George Orwell, Aldous Huxley : « 1984 » ou « Le meilleur des mondes » ? des réalisateurs Philippe Calderon et Caroline Benarrosh
Romans cultes d’anticipation, « 1984 » d’Orwell et « Le meilleur des mondes » de Huxley mettent en scène le contrôle des masses par le totalitarisme et par l’abondance. À l’heure de leur retour en librairie dans une nouvelle traduction, le film confronte ces deux visions en miroir de nos sociétés démocratiques à l’ère de la surveillance généralisée, des fake news et des bébés sur mesure.

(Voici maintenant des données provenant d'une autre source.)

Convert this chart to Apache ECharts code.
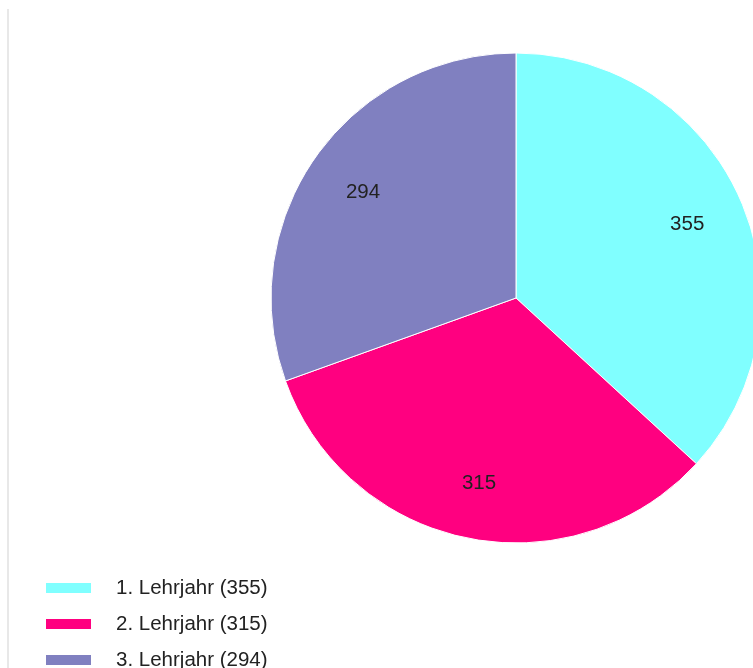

« Le meilleur des mondes » d’Aldous Huxley et « 1984 » de George Orwell sont parus respectivement en 1932 et 1949. Écrits par deux Anglais qui se croisent en 1917 au chic collège d’Eton − le premier, professeur dandy, y enseignait le français au second, Eric Blair de son vrai nom, boursier égaré dans l’institution −, ces livres mettent en scène des dystopies également cauchemardesques mais foncièrement divergentes. Quand « Le meilleur des mondes » annonce une aliénation consentie au travers d’une civilisation hédoniste, consumériste et eugéniste dans une Londres futuriste, 1984 dénonce la surveillance systématisée d’un régime totalitaire, sous l’œil terrifiant − et faussement rassurant − de « Big Brother ».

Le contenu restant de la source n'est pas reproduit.